START LISTED ENTRIES

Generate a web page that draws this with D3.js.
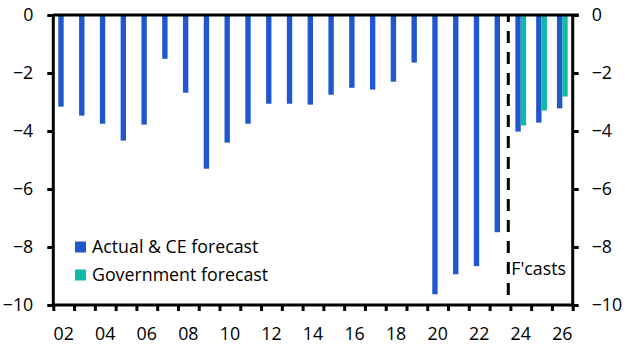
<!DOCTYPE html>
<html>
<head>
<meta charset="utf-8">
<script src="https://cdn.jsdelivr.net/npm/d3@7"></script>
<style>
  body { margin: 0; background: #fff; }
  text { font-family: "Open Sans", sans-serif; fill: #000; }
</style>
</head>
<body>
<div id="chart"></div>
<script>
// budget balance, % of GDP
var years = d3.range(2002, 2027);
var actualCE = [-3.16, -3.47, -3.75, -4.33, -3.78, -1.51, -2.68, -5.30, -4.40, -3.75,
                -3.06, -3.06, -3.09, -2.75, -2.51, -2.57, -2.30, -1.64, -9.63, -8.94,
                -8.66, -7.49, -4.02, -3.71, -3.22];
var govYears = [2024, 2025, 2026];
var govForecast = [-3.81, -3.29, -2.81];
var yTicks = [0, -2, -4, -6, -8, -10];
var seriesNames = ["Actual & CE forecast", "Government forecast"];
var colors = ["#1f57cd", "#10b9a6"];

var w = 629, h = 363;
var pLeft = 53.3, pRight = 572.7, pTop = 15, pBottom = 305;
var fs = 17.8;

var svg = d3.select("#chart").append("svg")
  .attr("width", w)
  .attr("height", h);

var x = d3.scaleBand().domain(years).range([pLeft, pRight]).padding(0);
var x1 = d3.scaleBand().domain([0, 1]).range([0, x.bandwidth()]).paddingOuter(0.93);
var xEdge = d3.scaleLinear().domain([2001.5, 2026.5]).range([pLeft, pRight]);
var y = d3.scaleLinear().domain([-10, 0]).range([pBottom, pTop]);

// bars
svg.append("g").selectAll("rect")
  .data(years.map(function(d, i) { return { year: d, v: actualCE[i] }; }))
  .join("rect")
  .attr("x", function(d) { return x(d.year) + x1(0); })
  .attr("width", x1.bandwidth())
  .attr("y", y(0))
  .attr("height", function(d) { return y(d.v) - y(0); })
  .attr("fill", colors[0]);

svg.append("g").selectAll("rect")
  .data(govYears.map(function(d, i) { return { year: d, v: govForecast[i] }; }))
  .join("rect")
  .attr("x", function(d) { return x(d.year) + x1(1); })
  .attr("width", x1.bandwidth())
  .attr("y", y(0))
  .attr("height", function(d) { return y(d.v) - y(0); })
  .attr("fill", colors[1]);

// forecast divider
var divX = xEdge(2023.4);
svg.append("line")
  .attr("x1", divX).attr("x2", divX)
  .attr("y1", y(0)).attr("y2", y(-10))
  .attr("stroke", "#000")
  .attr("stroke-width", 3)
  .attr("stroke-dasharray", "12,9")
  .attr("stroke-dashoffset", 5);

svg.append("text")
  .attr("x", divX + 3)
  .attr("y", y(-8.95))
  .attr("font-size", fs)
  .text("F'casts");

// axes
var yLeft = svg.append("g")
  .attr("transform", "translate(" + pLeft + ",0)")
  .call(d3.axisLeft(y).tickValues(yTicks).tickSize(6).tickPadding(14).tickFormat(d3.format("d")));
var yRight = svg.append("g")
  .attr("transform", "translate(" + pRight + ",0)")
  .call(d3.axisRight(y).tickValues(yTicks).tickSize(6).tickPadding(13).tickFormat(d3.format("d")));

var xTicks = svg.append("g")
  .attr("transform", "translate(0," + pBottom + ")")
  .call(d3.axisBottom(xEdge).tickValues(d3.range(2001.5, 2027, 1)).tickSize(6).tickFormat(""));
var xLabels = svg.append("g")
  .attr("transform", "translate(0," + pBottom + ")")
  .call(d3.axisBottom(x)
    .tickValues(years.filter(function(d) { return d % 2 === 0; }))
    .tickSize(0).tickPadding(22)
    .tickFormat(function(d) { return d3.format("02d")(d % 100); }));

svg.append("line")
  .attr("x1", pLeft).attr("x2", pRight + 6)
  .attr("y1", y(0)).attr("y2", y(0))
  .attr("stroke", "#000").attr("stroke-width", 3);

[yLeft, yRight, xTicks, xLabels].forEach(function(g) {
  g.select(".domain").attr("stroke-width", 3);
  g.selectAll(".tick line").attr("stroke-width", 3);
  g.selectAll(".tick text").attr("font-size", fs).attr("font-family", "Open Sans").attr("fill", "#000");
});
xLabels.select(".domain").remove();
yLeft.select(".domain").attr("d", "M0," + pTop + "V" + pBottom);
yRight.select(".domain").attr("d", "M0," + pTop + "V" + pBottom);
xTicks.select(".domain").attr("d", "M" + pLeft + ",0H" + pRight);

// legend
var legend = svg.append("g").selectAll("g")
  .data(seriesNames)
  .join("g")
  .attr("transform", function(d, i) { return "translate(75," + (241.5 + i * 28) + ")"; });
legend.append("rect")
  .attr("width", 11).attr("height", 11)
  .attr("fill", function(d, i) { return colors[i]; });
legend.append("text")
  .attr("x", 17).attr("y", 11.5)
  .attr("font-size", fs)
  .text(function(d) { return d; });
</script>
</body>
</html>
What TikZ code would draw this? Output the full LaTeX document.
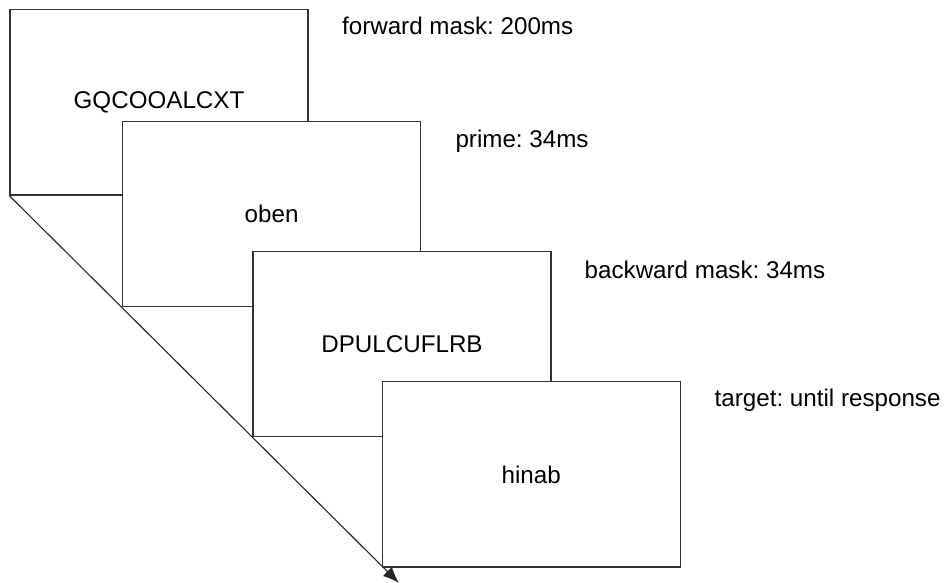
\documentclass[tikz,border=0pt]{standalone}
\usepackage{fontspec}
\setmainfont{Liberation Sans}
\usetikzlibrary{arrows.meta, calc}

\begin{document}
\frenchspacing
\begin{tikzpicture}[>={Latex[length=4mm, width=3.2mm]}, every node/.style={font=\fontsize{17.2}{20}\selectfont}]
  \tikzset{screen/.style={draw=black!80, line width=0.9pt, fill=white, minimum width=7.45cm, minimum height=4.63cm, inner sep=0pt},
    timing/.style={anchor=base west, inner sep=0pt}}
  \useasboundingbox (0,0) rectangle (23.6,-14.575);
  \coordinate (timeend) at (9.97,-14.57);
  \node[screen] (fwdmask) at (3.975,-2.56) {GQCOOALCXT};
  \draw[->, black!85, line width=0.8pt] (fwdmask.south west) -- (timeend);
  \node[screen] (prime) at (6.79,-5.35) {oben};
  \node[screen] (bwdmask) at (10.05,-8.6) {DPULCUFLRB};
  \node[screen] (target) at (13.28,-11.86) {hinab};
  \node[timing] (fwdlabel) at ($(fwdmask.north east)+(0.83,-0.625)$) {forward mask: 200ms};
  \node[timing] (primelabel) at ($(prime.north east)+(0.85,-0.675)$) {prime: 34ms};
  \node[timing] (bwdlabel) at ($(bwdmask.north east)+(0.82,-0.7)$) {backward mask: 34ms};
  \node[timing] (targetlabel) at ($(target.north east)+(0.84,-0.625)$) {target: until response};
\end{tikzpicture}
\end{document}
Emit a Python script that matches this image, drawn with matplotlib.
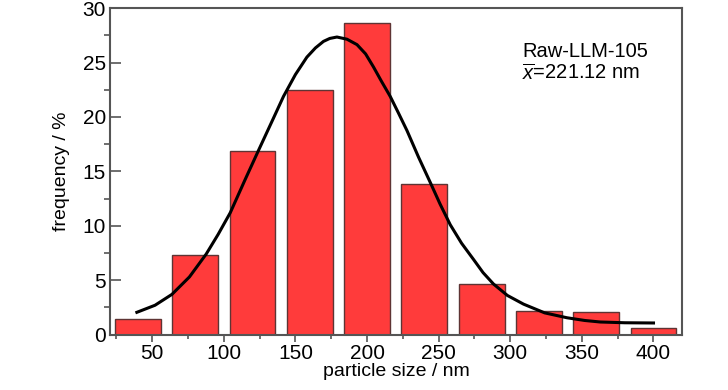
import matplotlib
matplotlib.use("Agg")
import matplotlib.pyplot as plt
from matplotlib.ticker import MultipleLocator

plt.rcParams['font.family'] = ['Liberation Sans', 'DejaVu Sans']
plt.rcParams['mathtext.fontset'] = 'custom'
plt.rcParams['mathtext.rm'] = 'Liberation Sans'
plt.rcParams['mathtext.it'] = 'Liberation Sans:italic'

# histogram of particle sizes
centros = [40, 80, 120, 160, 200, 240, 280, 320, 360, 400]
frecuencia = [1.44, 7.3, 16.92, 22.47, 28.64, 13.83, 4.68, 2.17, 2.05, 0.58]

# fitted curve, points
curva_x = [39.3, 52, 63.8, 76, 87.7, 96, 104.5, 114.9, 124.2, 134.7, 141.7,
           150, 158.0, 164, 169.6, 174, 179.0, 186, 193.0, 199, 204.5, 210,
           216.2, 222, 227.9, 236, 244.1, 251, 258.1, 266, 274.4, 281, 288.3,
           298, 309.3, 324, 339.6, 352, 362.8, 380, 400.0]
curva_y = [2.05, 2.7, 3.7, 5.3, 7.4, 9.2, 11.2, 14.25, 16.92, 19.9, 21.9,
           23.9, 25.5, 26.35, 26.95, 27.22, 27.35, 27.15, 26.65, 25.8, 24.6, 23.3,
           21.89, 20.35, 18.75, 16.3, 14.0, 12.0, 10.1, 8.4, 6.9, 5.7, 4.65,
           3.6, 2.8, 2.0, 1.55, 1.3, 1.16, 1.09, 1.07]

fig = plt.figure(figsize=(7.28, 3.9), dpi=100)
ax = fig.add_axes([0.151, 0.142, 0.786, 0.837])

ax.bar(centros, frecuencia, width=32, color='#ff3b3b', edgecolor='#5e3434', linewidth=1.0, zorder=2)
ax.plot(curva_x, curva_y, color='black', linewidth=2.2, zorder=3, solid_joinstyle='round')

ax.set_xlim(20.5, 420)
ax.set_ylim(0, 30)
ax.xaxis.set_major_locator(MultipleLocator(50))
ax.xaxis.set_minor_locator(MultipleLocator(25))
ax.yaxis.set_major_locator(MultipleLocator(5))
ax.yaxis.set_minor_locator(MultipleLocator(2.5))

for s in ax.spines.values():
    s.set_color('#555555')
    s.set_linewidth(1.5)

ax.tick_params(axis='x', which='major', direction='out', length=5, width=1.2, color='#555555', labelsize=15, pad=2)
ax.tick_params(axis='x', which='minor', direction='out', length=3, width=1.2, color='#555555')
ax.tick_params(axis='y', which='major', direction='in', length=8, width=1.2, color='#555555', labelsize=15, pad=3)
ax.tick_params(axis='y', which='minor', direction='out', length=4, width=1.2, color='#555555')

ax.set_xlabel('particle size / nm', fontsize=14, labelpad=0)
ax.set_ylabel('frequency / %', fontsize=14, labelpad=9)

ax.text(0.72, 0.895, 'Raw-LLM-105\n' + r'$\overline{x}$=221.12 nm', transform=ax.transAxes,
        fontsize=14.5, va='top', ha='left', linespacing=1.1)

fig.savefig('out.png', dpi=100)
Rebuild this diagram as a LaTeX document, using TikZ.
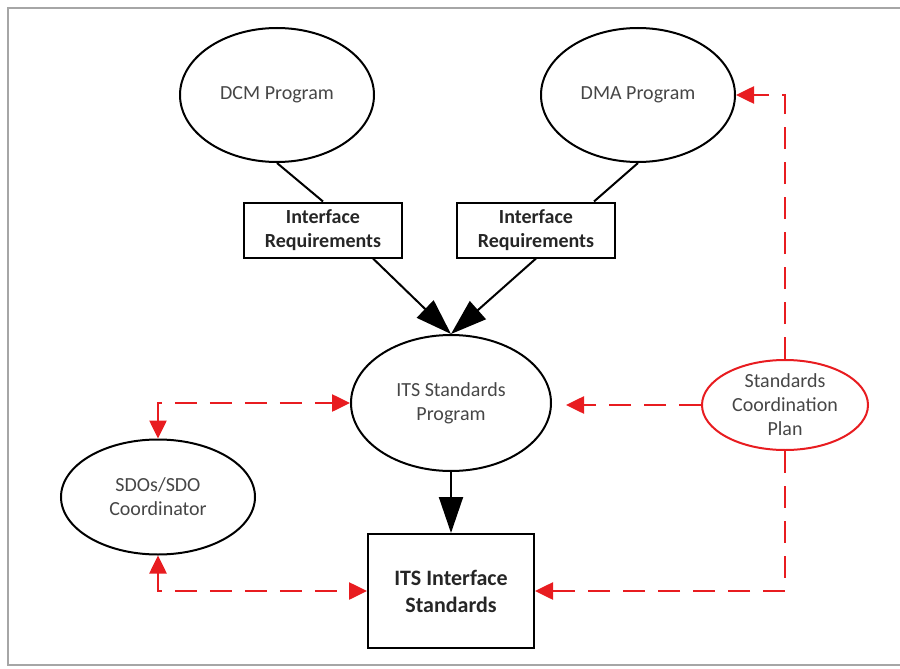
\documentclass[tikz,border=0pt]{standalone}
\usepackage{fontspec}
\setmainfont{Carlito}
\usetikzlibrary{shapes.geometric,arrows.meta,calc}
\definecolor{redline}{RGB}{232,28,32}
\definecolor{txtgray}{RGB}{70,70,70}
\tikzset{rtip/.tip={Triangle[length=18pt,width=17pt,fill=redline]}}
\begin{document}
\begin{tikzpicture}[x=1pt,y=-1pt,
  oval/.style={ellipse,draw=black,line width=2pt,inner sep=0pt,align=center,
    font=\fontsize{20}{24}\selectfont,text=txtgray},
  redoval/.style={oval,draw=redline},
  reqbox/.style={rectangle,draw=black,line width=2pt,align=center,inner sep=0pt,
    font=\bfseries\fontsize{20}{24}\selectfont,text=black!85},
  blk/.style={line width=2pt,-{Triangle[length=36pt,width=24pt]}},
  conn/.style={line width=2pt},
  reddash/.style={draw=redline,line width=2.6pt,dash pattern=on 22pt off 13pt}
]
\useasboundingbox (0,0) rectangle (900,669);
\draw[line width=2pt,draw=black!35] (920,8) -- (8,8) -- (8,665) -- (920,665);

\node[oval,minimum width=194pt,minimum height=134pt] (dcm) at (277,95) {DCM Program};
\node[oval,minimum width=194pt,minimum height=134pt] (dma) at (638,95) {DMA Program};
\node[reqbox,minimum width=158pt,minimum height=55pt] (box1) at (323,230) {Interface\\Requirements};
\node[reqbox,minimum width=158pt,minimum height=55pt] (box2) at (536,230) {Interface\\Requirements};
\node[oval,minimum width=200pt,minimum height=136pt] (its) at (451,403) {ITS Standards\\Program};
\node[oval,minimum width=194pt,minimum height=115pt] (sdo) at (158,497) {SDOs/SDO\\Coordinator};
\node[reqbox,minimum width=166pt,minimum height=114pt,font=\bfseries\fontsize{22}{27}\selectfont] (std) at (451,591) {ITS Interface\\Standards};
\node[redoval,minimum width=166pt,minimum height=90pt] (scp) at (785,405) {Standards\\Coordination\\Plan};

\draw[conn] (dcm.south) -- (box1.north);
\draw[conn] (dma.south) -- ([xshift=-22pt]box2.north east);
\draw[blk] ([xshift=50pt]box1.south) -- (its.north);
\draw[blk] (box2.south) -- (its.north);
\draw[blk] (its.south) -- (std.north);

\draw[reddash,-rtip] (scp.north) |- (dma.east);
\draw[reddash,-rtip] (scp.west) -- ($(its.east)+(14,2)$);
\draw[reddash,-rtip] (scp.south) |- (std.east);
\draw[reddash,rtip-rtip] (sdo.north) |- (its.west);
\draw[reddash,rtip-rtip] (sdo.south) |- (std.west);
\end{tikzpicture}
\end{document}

END LISTED ENTRIES

Copy nothing past the line containing "var fs = 17.8;": reproduce every line from the start of the records up to it, skipping pictures.

WRITTEN ANSWER.
Generate a web page that draws this with D3.js.
<!DOCTYPE html>
<html>
<head>
<meta charset="utf-8">
<script src="https://cdn.jsdelivr.net/npm/d3@7"></script>
<style>
  body { margin: 0; background: #fff; }
  text { font-family: "Open Sans", sans-serif; fill: #000; }
</style>
</head>
<body>
<div id="chart"></div>
<script>
// budget balance, % of GDP
var years = d3.range(2002, 2027);
var actualCE = [-3.16, -3.47, -3.75, -4.33, -3.78, -1.51, -2.68, -5.30, -4.40, -3.75,
                -3.06, -3.06, -3.09, -2.75, -2.51, -2.57, -2.30, -1.64, -9.63, -8.94,
                -8.66, -7.49, -4.02, -3.71, -3.22];
var govYears = [2024, 2025, 2026];
var govForecast = [-3.81, -3.29, -2.81];
var yTicks = [0, -2, -4, -6, -8, -10];
var seriesNames = ["Actual & CE forecast", "Government forecast"];
var colors = ["#1f57cd", "#10b9a6"];

var w = 629, h = 363;
var pLeft = 53.3, pRight = 572.7, pTop = 15, pBottom = 305;
var fs = 17.8;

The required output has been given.